Compared to our pilot study, we found the “Rapid Eval” method to be beneficial as predicted, though unexpected limitations were found.  Key benefits:

  • We discovered efficacy problems earlier than traditional pilots did
    • e.g. at v4, we had built a playable prototype that revealed a key problem with efficacy: players were dismissing rejection event as “just a game”.  from v4 to v11, we iterated on that key problem.  WIthout Rapid Eval, we may not have detected the problem until the final pilot.
  • Our efficacy measurement method was not accurate enough.
    • We needed larger sample sizes. We had 3.7 playtests per week. but needed 20 per week.   This caused problems. e.g. we incorrectly thought we may have saw  “Promising SIgns” at v7, but later findings and final pilot suggest those signs were a statistically insignificant observation.
    • Short, single-session playtests, multiple plays over weeks
  • Online playtesting is a good fit for Rapid Eval
    • We got a representative sample of national population, vs local ‘bubble’ recruiting
    • Online testing was convenient way for team and participants alike
    • We got benefit of ‘in home’ settings at low cost (normally very expensive to travel to homes)
    • Low cost – no need for equipment, research space; cost of recruitment very low
    • Recruiting was convenient (mTurk ads)
    • We could change recruiting language in ads quickly

Results:

The project conducted both the Rapid Eval study and a traditional Pilot study, so we could compare and confirm findings. The pilot study consisted of 10 playtests conducted in two countries using the final v11 prototype from December 26 to January 6 and its results confirmed the findings from the Rapid Eval method found.

Discussion:

 

We feel that we successfully demonstrated that “Rapid Eval” is likely to be a useful method.  We believe a 2 week iteration cycle is achievable and appropriate for a variety of games for health.  We believe we could address the specific shortcomings mentioned below within that cycle.
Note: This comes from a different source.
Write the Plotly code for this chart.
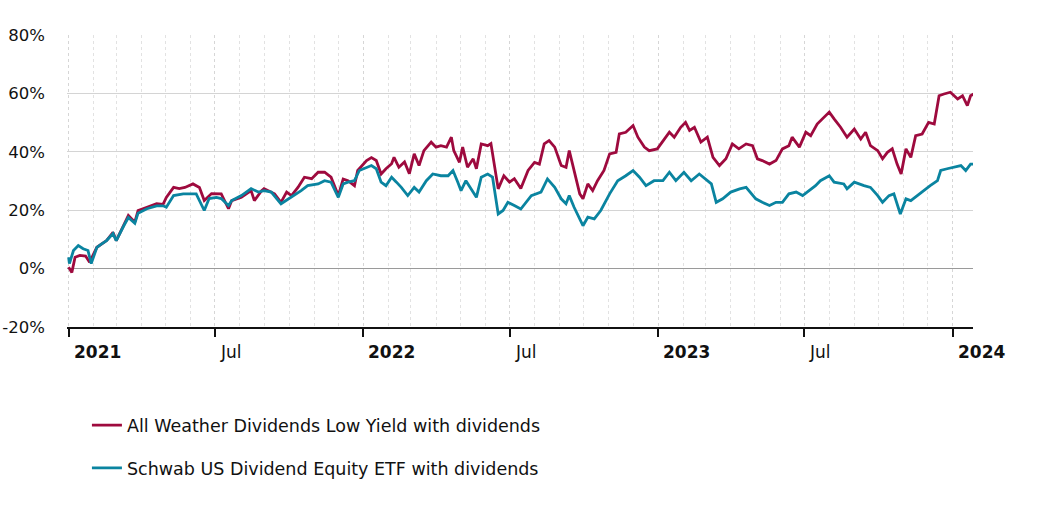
import pandas as pd
import plotly.graph_objects as go

BASE = "2021-01-01"

# All Weather Dividends Low Yield (days since 2021-01-01, cumulative return %)
red_days = [0, 4, 8, 14, 21, 26, 35, 41, 47, 55, 59, 68, 74, 82, 86, 97, 109, 117, 121, 130,
            137, 144, 154, 162, 168, 177, 183, 189, 198, 202, 214, 226, 230, 239, 242, 255, 263,
            270, 276, 284, 292, 301, 309, 317, 325, 334, 340, 346, 354, 358, 369, 375, 381, 387,
            393, 400, 403, 409, 416, 422, 428, 434, 440, 449, 455, 461, 468, 474, 477, 484, 488,
            494, 501, 505, 511, 519, 523, 532, 539, 546, 552, 560, 569, 577, 583, 589, 595, 602,
            610, 616, 620, 626, 633, 637, 643, 649, 655, 663, 670, 678, 682, 690, 699, 705, 713,
            719, 729, 738, 744, 750, 758, 764, 769, 775, 783, 791, 798, 806, 814, 822, 830, 839,
            847, 853, 859, 868, 876, 884, 892, 896, 905, 913, 919, 927, 935, 942, 948, 956, 964,
            973, 981, 987, 993, 1002, 1008, 1014, 1020, 1026, 1031, 1037, 1043, 1049, 1057, 1065,
            1072, 1078, 1084, 1092, 1101, 1107, 1113, 1117, 1121]
red_vals = [0.5, -1.3, 3.9, 4.5, 4.3, 2.2, 7.3, 8.5, 9.6, 12.4, 9.6, 14.7, 18.2, 15.9, 19.9, 21.0,
            22.2, 22.0, 24.4, 27.8, 27.4, 27.8, 29.0, 27.8, 23.3, 25.7, 25.7, 25.6, 20.5, 23.3,
            24.4, 26.7, 23.3, 26.7, 27.4, 25.6, 22.7, 26.2, 25.0, 27.8, 31.3, 30.8, 33.0, 33.0,
            31.3, 25.0, 30.7, 30.1, 28.4, 33.6, 37.0, 38.0, 37.0, 32.4, 34.2, 35.9, 38.1, 34.7,
            36.5, 32.5, 39.3, 35.3, 40.4, 43.3, 41.6, 42.1, 41.6, 45.0, 40.4, 36.4, 41.6, 34.7,
            37.6, 34.2, 42.7, 42.1, 42.8, 27.3, 31.8, 29.6, 30.8, 27.4, 33.6, 36.4, 35.8, 42.7,
            43.8, 41.6, 35.3, 34.7, 40.4, 33.6, 25.6, 23.9, 29.0, 26.7, 30.1, 33.6, 39.3, 39.8,
            46.1, 46.7, 49.0, 45.0, 41.6, 40.4, 41.0, 44.4, 46.7, 45.0, 48.4, 50.1, 47.3, 48.4,
            43.3, 45.0, 38.1, 35.3, 37.6, 42.7, 41.0, 42.7, 42.1, 37.6, 37.0, 35.8, 37.0, 41.0,
            42.1, 45.0, 41.6, 46.7, 45.5, 49.5, 51.8, 53.6, 51.3, 48.4, 45.0, 47.8, 44.4, 46.7,
            42.1, 40.4, 37.6, 39.8, 41.0, 35.8, 32.4, 41.0, 38.1, 45.5, 46.1, 50.1, 49.5, 59.2,
            59.8, 60.4, 58.1, 59.2, 55.8, 59.2, 59.8]

# Schwab US Dividend Equity ETF (days since 2021-01-01, cumulative return %)
teal_days = [0, 1, 6, 12, 18, 24, 28, 35, 41, 47, 55, 59, 68, 74, 82, 86, 97, 109, 117, 121, 130,
             142, 158, 168, 174, 183, 189, 198, 202, 214, 226, 235, 242, 251, 263, 276, 288, 296,
             309, 317, 325, 334, 340, 346, 354, 360, 371, 375, 381, 387, 393, 400, 406, 412, 420,
             428, 434, 443, 451, 461, 470, 476, 482, 486, 492, 498, 505, 511, 519, 525, 532, 538,
             544, 552, 560, 573, 585, 593, 602, 610, 616, 620, 626, 637, 643, 651, 659, 670, 680,
             690, 699, 707, 715, 725, 736, 744, 752, 762, 771, 781, 796, 802, 810, 820, 831, 839,
             851, 859, 868, 876, 884, 892, 901, 909, 917, 925, 931, 942, 948, 960, 964, 973, 985,
             993, 1002, 1008, 1016, 1022, 1030, 1037, 1043, 1051, 1061, 1067, 1076, 1080, 1088,
             1096, 1105, 1111, 1117, 1121]
teal_vals = [3.9, 1.7, 6.2, 7.9, 6.8, 6.2, 1.7, 7.3, 8.5, 9.6, 12.0, 9.6, 14.5, 17.5, 15.5, 19.0,
             20.5, 21.5, 21.5, 21.0, 25.0, 25.6, 25.6, 19.9, 24.0, 24.4, 24.0, 21.6, 23.3, 25.0,
             27.4, 26.2, 26.7, 26.2, 22.2, 24.4, 26.7, 28.4, 29.0, 30.1, 29.6, 24.4, 29.0, 29.6,
             30.1, 33.6, 34.7, 35.3, 34.2, 29.6, 28.4, 31.3, 29.6, 27.8, 25.0, 27.8, 26.2, 30.1,
             32.4, 31.8, 31.8, 33.6, 29.6, 26.7, 30.1, 27.3, 24.4, 31.3, 32.4, 31.3, 18.7, 19.9,
             22.7, 21.6, 20.4, 25.0, 26.2, 30.7, 27.8, 23.9, 22.2, 25.0, 21.0, 14.7, 17.6, 17.0,
             19.9, 25.6, 30.1, 31.8, 33.6, 31.3, 28.4, 30.1, 30.1, 33.0, 30.1, 33.0, 30.1, 32.4,
             29.0, 22.7, 23.9, 26.2, 27.3, 27.8, 23.9, 22.7, 21.6, 22.7, 22.7, 25.6, 26.2, 25.0,
             26.7, 28.4, 30.1, 31.8, 29.6, 29.0, 27.3, 29.6, 28.4, 27.8, 25.0, 22.7, 25.0, 25.6,
             18.7, 23.9, 23.3, 25.0, 27.3, 28.4, 30.1, 33.6, 34.2, 34.7, 35.3, 33.6, 35.8, 35.8]

series_names = ["All Weather Dividends Low Yield with dividends",
                "Schwab US Dividend Equity ETF with dividends"]
series_colors = ["#9E0A3E", "#0A84A0"]

tick_dates = ["2021-01-01", "2021-07-01", "2022-01-01", "2022-07-01",
              "2023-01-01", "2023-07-01", "2024-01-01"]
tick_texts = ["<b>2021</b>", "Jul", "<b>2022</b>", "Jul", "<b>2023</b>", "Jul", "<b>2024</b>"]

y_tickvals = [-20, 0, 20, 40, 60, 80]
y_ticktext = ["-20%", "0%", "20%", "40%", "60%", "80%"]

base = pd.Timestamp(BASE)
red_x = [base + pd.Timedelta(days=d) for d in red_days]
teal_x = [base + pd.Timedelta(days=d) for d in teal_days]

FONT = "Verdana, DejaVu Sans, sans-serif"

fig = go.Figure()
fig.add_trace(go.Scatter(x=red_x, y=red_vals, mode="lines", name=series_names[0],
                         line=dict(color=series_colors[0], width=2.8), legendgroup="a"))
fig.add_trace(go.Scatter(x=teal_x, y=teal_vals, mode="lines", name=series_names[1],
                         line=dict(color=series_colors[1], width=2.8), legendgroup="b"))

for d, t in zip(tick_dates, tick_texts):
    fig.add_annotation(x=d, y=-0.086, xref="x", yref="paper", text=t, showarrow=False,
                       xanchor="left", yanchor="middle", xshift=3,
                       font=dict(family=FONT, size=17, color="#111"))

fig.update_layout(
    width=1038, height=528,
    margin=dict(l=67, r=65, t=35, b=201),
    paper_bgcolor="white", plot_bgcolor="white",
    font=dict(family=FONT, size=17, color="#111"),
    showlegend=True,
    legend=dict(orientation="v", x=0.022, xanchor="left", y=-0.275, yanchor="top",
                font=dict(family=FONT, size=17.5, color="#111"),
                tracegroupgap=17, bgcolor="rgba(0,0,0,0)"),
    xaxis=dict(type="date", range=["2020-12-30", "2024-01-26"], automargin=False,
               showticklabels=False, ticks="outside", ticklen=8, tickwidth=1.5,
               tickcolor="#111", dtick="M6", tick0="2021-01-01",
               showline=True, linecolor="#111", linewidth=2,
               showgrid=True, gridcolor="#d6d6d6", griddash="dot", gridwidth=1,
               minor=dict(dtick="M1", showgrid=True, gridcolor="#e2e2e2", griddash="dot",
                          gridwidth=1),
               zeroline=False),
    yaxis=dict(range=[-20, 80], tickmode="array", tickvals=y_tickvals, ticktext=y_ticktext,
               automargin=False, showgrid=True,
               gridcolor="#d4d4d4", gridwidth=1, zeroline=True, zerolinecolor="#9a9a9a",
               zerolinewidth=1.2, ticks="", ticklabelstandoff=21,
               tickfont=dict(family=FONT, size=16.5, color="#111")),
)

fig.write_html("out.html", config={"displayModeBar": False},
               post_script="document.body.style.margin='0';")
Future Rapid Eval projects should address the specific shortcomings of this project:

  • Precision of outcomes was insufficient to guide development reliably.  Sample size and protocol needs improvement, and important design decisions were made on faulty data.
  • The project needs a more hours from the subject matter expert (research psychologist, in this case) more than this project had.  While many academics contributed their time generously, these donations were insufficient for the pace of Rapid Eval project needs. Many of the Rapid Eval failures may have been caused by the delay and lack of time to investigate and experiment via a paid psychologist consultant with game development experience.
  • We improved the measurement methods and protocol as we went, but were perhaps not ambitious enough in changing the intervention itself. We could have addressed “key problem” noted in early findings by trying multiple session protocols, and other intervention designs. We mainly made changes to the product, but kept the way the product was used with teens and parents (single 30 minute playtest, interview).